Output exactly the lines from the line containing "Generate a Python" through the line containing "import plotly.graph_objects as go", inclusive, and omit any pictures.

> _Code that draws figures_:
## begin

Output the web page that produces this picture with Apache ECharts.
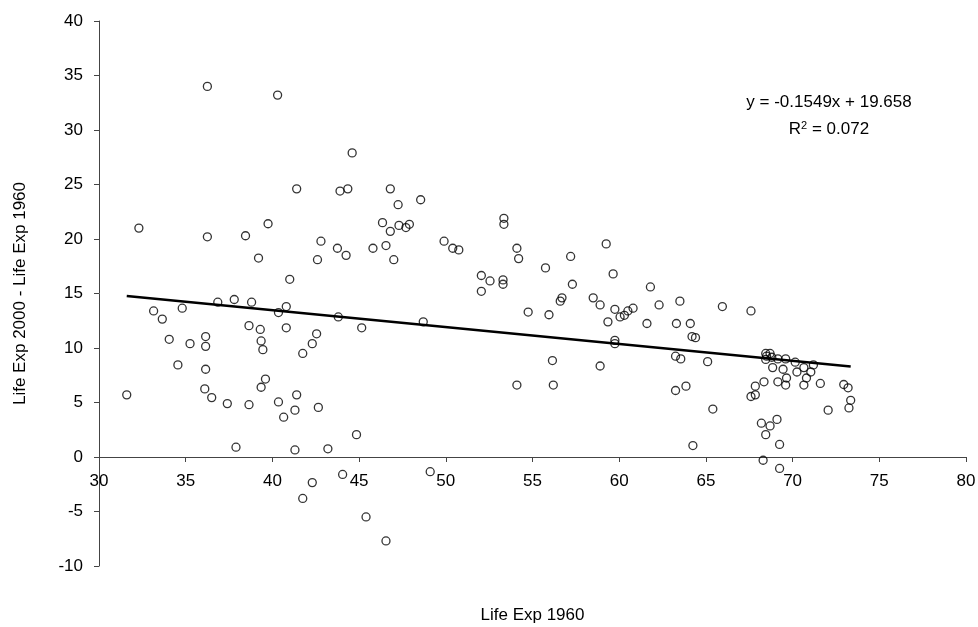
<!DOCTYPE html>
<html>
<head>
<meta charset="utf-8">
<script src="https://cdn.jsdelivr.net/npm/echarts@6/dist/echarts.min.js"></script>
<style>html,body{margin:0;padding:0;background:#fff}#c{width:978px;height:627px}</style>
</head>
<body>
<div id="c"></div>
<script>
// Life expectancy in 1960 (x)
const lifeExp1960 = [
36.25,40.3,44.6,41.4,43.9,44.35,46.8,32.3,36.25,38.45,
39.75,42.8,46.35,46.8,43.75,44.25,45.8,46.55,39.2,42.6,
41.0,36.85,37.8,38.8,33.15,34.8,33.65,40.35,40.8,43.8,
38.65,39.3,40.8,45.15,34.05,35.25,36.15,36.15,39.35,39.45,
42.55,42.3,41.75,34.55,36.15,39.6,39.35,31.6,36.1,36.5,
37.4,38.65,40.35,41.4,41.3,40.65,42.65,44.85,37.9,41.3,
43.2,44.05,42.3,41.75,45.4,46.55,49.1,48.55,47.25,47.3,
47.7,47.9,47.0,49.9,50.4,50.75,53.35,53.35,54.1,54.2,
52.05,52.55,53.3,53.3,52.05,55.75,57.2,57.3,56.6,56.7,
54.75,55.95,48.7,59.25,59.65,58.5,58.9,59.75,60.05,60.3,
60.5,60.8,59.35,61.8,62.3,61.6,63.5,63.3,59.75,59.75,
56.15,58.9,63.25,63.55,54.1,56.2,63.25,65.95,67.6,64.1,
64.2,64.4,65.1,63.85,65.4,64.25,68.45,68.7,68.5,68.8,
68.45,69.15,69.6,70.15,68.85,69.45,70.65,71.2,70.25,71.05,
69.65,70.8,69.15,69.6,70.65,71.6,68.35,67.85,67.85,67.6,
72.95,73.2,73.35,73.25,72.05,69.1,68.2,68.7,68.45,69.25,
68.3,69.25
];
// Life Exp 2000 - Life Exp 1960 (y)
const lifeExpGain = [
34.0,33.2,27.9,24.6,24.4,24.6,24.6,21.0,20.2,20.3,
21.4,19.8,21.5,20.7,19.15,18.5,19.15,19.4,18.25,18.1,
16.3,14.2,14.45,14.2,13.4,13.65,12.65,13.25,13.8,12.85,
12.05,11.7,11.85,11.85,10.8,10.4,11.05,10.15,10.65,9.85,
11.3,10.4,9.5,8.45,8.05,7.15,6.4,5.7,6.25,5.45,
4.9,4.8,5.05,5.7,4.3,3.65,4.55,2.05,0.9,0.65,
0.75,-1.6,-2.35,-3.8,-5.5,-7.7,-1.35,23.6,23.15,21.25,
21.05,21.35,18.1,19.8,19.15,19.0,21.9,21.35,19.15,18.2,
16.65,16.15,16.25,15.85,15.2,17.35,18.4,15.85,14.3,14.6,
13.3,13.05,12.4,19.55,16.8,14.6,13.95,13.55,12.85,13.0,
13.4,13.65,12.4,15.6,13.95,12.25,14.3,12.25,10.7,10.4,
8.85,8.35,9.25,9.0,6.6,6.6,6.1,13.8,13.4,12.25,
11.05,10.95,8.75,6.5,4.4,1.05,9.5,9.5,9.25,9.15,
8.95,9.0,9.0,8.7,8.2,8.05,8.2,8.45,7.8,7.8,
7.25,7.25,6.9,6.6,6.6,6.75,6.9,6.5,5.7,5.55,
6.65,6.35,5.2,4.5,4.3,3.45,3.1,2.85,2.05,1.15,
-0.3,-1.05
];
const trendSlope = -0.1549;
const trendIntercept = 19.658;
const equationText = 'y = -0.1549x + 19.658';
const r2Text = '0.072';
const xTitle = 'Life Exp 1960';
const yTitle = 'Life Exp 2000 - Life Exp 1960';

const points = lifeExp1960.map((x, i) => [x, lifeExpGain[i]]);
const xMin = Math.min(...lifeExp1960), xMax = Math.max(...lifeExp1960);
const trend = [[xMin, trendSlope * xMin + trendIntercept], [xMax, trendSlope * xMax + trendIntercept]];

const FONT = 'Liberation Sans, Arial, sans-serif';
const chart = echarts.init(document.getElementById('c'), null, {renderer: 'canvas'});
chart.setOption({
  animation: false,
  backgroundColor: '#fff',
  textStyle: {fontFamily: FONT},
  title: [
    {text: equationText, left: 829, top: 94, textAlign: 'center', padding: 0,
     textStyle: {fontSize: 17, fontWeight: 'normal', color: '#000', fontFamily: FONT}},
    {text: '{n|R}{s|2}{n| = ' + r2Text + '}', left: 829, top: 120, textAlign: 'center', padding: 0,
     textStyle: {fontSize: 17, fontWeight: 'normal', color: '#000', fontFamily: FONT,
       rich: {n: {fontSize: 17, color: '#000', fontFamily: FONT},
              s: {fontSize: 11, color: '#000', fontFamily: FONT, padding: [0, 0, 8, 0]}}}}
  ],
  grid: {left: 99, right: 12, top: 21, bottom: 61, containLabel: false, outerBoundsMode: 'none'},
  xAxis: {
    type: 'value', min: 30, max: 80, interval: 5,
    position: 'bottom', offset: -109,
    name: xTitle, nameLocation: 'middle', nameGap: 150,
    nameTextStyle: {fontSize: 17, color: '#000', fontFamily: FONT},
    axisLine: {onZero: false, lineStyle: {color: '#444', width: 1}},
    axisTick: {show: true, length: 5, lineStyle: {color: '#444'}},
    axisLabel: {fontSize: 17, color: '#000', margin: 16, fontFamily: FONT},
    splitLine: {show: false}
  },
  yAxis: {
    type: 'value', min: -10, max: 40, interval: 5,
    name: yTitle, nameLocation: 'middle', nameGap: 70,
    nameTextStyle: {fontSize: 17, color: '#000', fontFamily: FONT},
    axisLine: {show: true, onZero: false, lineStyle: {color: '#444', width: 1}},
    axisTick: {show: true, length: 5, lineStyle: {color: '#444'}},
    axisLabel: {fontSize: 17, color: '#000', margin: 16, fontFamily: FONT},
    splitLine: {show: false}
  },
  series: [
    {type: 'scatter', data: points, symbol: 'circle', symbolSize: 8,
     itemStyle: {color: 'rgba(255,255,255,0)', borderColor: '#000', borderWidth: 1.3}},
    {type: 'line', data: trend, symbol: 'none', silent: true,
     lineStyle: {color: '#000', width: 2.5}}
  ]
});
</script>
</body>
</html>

## end
## begin

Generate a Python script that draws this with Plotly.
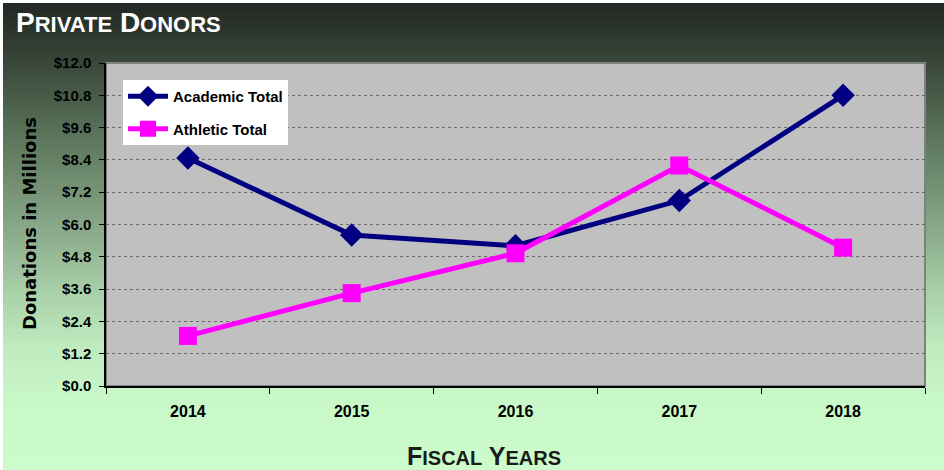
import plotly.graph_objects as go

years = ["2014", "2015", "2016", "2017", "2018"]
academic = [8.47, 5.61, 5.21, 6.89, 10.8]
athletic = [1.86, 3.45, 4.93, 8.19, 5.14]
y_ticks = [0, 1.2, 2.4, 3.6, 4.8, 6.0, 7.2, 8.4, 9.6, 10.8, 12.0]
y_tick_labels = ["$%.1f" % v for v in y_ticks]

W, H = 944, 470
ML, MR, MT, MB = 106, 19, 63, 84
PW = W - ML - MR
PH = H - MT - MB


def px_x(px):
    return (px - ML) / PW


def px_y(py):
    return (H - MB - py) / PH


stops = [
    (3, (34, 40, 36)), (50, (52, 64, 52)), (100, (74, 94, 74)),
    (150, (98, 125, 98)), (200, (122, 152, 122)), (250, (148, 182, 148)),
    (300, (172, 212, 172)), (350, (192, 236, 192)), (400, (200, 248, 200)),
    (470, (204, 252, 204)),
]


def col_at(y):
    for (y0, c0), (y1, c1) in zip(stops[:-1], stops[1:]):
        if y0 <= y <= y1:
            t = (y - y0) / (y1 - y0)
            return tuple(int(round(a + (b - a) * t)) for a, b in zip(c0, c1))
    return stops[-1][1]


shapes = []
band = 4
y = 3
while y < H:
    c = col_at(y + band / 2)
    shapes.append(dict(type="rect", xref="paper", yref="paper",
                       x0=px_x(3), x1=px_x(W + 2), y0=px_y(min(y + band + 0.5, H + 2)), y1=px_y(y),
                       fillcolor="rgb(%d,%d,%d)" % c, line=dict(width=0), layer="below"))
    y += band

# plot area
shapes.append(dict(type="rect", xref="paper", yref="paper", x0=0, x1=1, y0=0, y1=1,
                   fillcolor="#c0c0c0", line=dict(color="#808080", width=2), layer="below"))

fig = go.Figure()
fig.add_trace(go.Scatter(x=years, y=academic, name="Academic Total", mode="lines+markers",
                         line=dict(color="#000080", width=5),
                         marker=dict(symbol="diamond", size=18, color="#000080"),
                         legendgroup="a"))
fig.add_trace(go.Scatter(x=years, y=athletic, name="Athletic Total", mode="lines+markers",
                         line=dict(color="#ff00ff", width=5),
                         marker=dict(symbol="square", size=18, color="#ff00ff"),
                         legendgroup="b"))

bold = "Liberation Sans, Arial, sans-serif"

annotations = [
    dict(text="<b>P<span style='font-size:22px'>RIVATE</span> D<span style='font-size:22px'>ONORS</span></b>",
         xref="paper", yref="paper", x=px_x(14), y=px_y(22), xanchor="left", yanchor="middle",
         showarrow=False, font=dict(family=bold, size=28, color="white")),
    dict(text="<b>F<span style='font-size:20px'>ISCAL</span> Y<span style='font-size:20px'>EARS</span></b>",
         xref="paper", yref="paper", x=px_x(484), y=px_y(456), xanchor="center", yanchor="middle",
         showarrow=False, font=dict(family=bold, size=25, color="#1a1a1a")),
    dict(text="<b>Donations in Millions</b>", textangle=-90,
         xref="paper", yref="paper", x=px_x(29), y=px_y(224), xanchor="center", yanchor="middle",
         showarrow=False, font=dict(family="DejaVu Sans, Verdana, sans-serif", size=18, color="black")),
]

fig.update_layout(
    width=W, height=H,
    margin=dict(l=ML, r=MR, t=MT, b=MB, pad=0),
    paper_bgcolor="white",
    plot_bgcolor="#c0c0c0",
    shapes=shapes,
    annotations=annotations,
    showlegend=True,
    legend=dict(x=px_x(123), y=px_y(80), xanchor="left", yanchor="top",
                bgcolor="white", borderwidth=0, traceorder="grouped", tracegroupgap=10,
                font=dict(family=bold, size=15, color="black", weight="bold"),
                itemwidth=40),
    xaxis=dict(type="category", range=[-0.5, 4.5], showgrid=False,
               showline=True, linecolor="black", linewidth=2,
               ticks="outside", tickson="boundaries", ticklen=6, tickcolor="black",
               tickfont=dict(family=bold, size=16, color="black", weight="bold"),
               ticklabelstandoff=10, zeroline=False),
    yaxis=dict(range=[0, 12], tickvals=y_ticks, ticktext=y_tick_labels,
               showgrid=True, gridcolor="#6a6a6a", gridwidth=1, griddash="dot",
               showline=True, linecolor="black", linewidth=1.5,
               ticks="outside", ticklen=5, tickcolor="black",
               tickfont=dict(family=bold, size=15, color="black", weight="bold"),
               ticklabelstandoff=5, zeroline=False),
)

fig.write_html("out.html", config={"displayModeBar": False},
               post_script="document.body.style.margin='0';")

## end

> _TASK RESULT_:
Generate a Python script that draws this with Plotly.
import plotly.graph_objects as go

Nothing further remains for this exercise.